=== Data lines ===

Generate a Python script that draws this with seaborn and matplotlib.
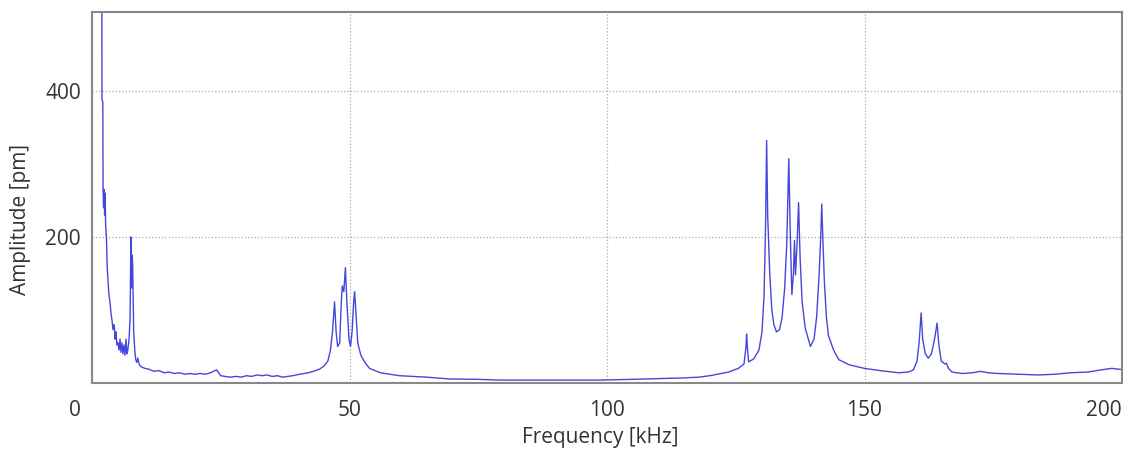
import numpy as np
import pandas as pd
import seaborn as sns
import matplotlib.pyplot as plt
from matplotlib.ticker import MultipleLocator
from matplotlib.transforms import ScaledTranslation

# spectrum points (frequency in kHz, amplitude in pm)
freq = [1.74, 1.90, 1.94, 2.10, 2.15, 2.25, 2.35, 2.45, 2.55, 2.65, 2.80, 2.95,
        3.10, 3.3, 3.5, 3.7, 3.9, 4.07, 4.3, 4.5, 4.65, 4.85, 5.04, 5.25, 5.45,
        5.62, 5.8, 6.0, 6.2, 6.4, 6.6, 6.78, 6.95, 7.2, 7.4, 7.55, 7.65, 7.8,
        7.9, 8.0, 8.1, 8.3, 8.5, 8.7, 8.9, 9.2, 9.6, 10.3, 11, 12, 13, 14,
        15, 16, 17, 18, 19, 20, 21, 22, 23, 24.2, 25, 26.7, 28, 29, 30, 31, 32,
        33, 34, 35, 36, 37, 38, 39, 40.3, 42, 43, 44.2, 45, 45.8, 46.3, 46.7,
        47.1, 47.4, 47.7, 48.1, 48.4, 48.6, 48.9, 49.2, 49.5, 49.9, 50.2, 50.5,
        50.8, 51.0, 51.3, 51.6, 52.2, 53.0, 53.9, 56, 59.7, 65, 69.4, 75, 79.1,
        85, 90, 98.4, 105, 110, 115, 117.8, 120, 123.6, 125.5, 126.6, 127.0,
        127.1, 127.3, 127.5, 128.5, 129.5, 130.1, 130.5, 130.8, 131.0, 131.2,
        131.6, 132.0, 132.4, 132.9, 133.5, 134.0, 134.5, 134.9, 135.3, 135.6,
        135.9, 136.2, 136.4, 136.6, 136.9, 137.2, 137.5, 137.9, 138.5, 139.5,
        140.2, 140.7, 141.2, 141.5, 141.7, 141.9, 142.2, 142.6, 143.0, 144, 145,
        147, 150, 153, 156.6, 158.5, 159.5, 160.2, 160.6, 161.0, 161.3, 161.8,
        162.4, 163.0, 163.6, 164.1, 164.4, 164.9, 165.6, 165.9, 166.3, 167, 169,
        171, 172.5, 174, 176, 180, 183.7, 187, 190, 193.4, 196, 198, 199.2, 200.5]
amp = [600, 600, 388, 385, 264, 240, 265, 230, 260, 215, 200, 160,
       141, 120, 110, 95, 85, 73, 80, 60, 70, 52, 55, 45, 60,
       42, 55, 40, 52, 38, 60, 40, 45, 60, 90, 200, 130, 175,
       162, 110, 70, 45, 32, 28, 34, 25, 22, 20, 19, 16, 17, 14,
       15, 13, 14, 12, 13, 12, 13, 12, 14, 18, 10, 8, 9, 8, 10, 9, 11,
       10, 11, 9, 10, 8, 9, 10, 12, 14, 16, 19, 23, 30, 45, 70,
       111, 70, 50, 55, 110, 133, 125, 158, 110, 60, 50, 70,
       110, 125, 90, 55, 38, 28, 20, 14, 10, 8, 5.5, 5, 4,
       4, 4, 4, 5, 6, 7, 8, 10, 15, 20, 26, 50,
       67, 45, 29, 33, 45, 70, 120, 220, 332, 230,
       150, 100, 80, 70, 73, 90, 130, 190, 307, 200,
       121, 150, 195, 148, 190, 247, 170, 110, 75, 50,
       60, 90, 150, 200, 245, 200, 140, 90, 65, 45, 32,
       25, 20, 17, 14, 15, 18, 30, 55, 96, 60, 40,
       34, 40, 60, 82, 55, 30, 26, 27, 20, 15, 13,
       14, 16, 14, 13, 12, 11, 12, 14, 15, 18, 20, 19, 18]

x_ticks = [0, 50, 100, 150, 200]
y_ticks = [200, 400]

df = pd.DataFrame({"Frequency": freq, "Amplitude": amp})

sns.set_style("white")
plt.rcParams["font.family"] = ["Open Sans", "DejaVu Sans"]

fig = plt.figure(figsize=(11.34, 4.54), dpi=100)
ax = fig.add_axes([92 / 1134, 71 / 454, 1030 / 1134, 371 / 454])

sns.lineplot(data=df, x="Frequency", y="Amplitude", estimator=None,
             color="#4646dc", linewidth=1.0, ax=ax)

ax.set_xlim(0, 200)
ax.set_ylim(0, 508)
ax.set_xticks(x_ticks)
ax.set_yticks(y_ticks)
ax.xaxis.set_minor_locator(MultipleLocator(10))
ax.yaxis.set_minor_locator(MultipleLocator(100))
ax.tick_params(axis="both", which="major", length=0, labelsize=15,
               labelcolor="#333333")
ax.tick_params(axis="x", which="major", pad=12)
ax.tick_params(axis="y", which="major", pad=8)
ax.tick_params(which="minor", direction="in", length=3, color="#aaaaaa")

# edge labels sit a bit off their ticks in the original
labels = ax.get_xticklabels()
labels[0].set_transform(labels[0].get_transform() +
                        ScaledTranslation(-17 / 100, 0, fig.dpi_scale_trans))
labels[-1].set_horizontalalignment("right")

ax.grid(True, which="major", linestyle=":", color="#aaaaaa", linewidth=0.9)
for s in ax.spines.values():
    s.set_color("#888888")
    s.set_linewidth(1.5)

ax.set_xlabel("Frequency [kHz]", fontsize=15, color="#333333")
ax.set_ylabel("Amplitude [pm]", fontsize=15, color="#333333")
ax.xaxis.set_label_coords(0.493, -0.118)
ax.yaxis.set_label_coords(-0.059, 0.44)

fig.savefig("out.png", dpi=100)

===

The listing above needs to be output again exactly. Don't include the pictures.

**Output of the task:**
Generate a Python script that draws this with seaborn and matplotlib.
import numpy as np
import pandas as pd
import seaborn as sns
import matplotlib.pyplot as plt
from matplotlib.ticker import MultipleLocator
from matplotlib.transforms import ScaledTranslation

# spectrum points (frequency in kHz, amplitude in pm)
freq = [1.74, 1.90, 1.94, 2.10, 2.15, 2.25, 2.35, 2.45, 2.55, 2.65, 2.80, 2.95,
        3.10, 3.3, 3.5, 3.7, 3.9, 4.07, 4.3, 4.5, 4.65, 4.85, 5.04, 5.25, 5.45,
        5.62, 5.8, 6.0, 6.2, 6.4, 6.6, 6.78, 6.95, 7.2, 7.4, 7.55, 7.65, 7.8,
        7.9, 8.0, 8.1, 8.3, 8.5, 8.7, 8.9, 9.2, 9.6, 10.3, 11, 12, 13, 14,
        15, 16, 17, 18, 19, 20, 21, 22, 23, 24.2, 25, 26.7, 28, 29, 30, 31, 32,
        33, 34, 35, 36, 37, 38, 39, 40.3, 42, 43, 44.2, 45, 45.8, 46.3, 46.7,
        47.1, 47.4, 47.7, 48.1, 48.4, 48.6, 48.9, 49.2, 49.5, 49.9, 50.2, 50.5,
        50.8, 51.0, 51.3, 51.6, 52.2, 53.0, 53.9, 56, 59.7, 65, 69.4, 75, 79.1,
        85, 90, 98.4, 105, 110, 115, 117.8, 120, 123.6, 125.5, 126.6, 127.0,
        127.1, 127.3, 127.5, 128.5, 129.5, 130.1, 130.5, 130.8, 131.0, 131.2,
        131.6, 132.0, 132.4, 132.9, 133.5, 134.0, 134.5, 134.9, 135.3, 135.6,
        135.9, 136.2, 136.4, 136.6, 136.9, 137.2, 137.5, 137.9, 138.5, 139.5,
        140.2, 140.7, 141.2, 141.5, 141.7, 141.9, 142.2, 142.6, 143.0, 144, 145,
        147, 150, 153, 156.6, 158.5, 159.5, 160.2, 160.6, 161.0, 161.3, 161.8,
        162.4, 163.0, 163.6, 164.1, 164.4, 164.9, 165.6, 165.9, 166.3, 167, 169,
        171, 172.5, 174, 176, 180, 183.7, 187, 190, 193.4, 196, 198, 199.2, 200.5]
amp = [600, 600, 388, 385, 264, 240, 265, 230, 260, 215, 200, 160,
       141, 120, 110, 95, 85, 73, 80, 60, 70, 52, 55, 45, 60,
       42, 55, 40, 52, 38, 60, 40, 45, 60, 90, 200, 130, 175,
       162, 110, 70, 45, 32, 28, 34, 25, 22, 20, 19, 16, 17, 14,
       15, 13, 14, 12, 13, 12, 13, 12, 14, 18, 10, 8, 9, 8, 10, 9, 11,
       10, 11, 9, 10, 8, 9, 10, 12, 14, 16, 19, 23, 30, 45, 70,
       111, 70, 50, 55, 110, 133, 125, 158, 110, 60, 50, 70,
       110, 125, 90, 55, 38, 28, 20, 14, 10, 8, 5.5, 5, 4,
       4, 4, 4, 5, 6, 7, 8, 10, 15, 20, 26, 50,
       67, 45, 29, 33, 45, 70, 120, 220, 332, 230,
       150, 100, 80, 70, 73, 90, 130, 190, 307, 200,
       121, 150, 195, 148, 190, 247, 170, 110, 75, 50,
       60, 90, 150, 200, 245, 200, 140, 90, 65, 45, 32,
       25, 20, 17, 14, 15, 18, 30, 55, 96, 60, 40,
       34, 40, 60, 82, 55, 30, 26, 27, 20, 15, 13,
       14, 16, 14, 13, 12, 11, 12, 14, 15, 18, 20, 19, 18]

x_ticks = [0, 50, 100, 150, 200]
y_ticks = [200, 400]

df = pd.DataFrame({"Frequency": freq, "Amplitude": amp})

sns.set_style("white")
plt.rcParams["font.family"] = ["Open Sans", "DejaVu Sans"]

fig = plt.figure(figsize=(11.34, 4.54), dpi=100)
ax = fig.add_axes([92 / 1134, 71 / 454, 1030 / 1134, 371 / 454])

sns.lineplot(data=df, x="Frequency", y="Amplitude", estimator=None,
             color="#4646dc", linewidth=1.0, ax=ax)

ax.set_xlim(0, 200)
ax.set_ylim(0, 508)
ax.set_xticks(x_ticks)
ax.set_yticks(y_ticks)
ax.xaxis.set_minor_locator(MultipleLocator(10))
ax.yaxis.set_minor_locator(MultipleLocator(100))
ax.tick_params(axis="both", which="major", length=0, labelsize=15,
               labelcolor="#333333")
ax.tick_params(axis="x", which="major", pad=12)
ax.tick_params(axis="y", which="major", pad=8)
ax.tick_params(which="minor", direction="in", length=3, color="#aaaaaa")

# edge labels sit a bit off their ticks in the original
labels = ax.get_xticklabels()
labels[0].set_transform(labels[0].get_transform() +
                        ScaledTranslation(-17 / 100, 0, fig.dpi_scale_trans))
labels[-1].set_horizontalalignment("right")

ax.grid(True, which="major", linestyle=":", color="#aaaaaa", linewidth=0.9)
for s in ax.spines.values():
    s.set_color("#888888")
    s.set_linewidth(1.5)

ax.set_xlabel("Frequency [kHz]", fontsize=15, color="#333333")
ax.set_ylabel("Amplitude [pm]", fontsize=15, color="#333333")
ax.xaxis.set_label_coords(0.493, -0.118)
ax.yaxis.set_label_coords(-0.059, 0.44)

fig.savefig("out.png", dpi=100)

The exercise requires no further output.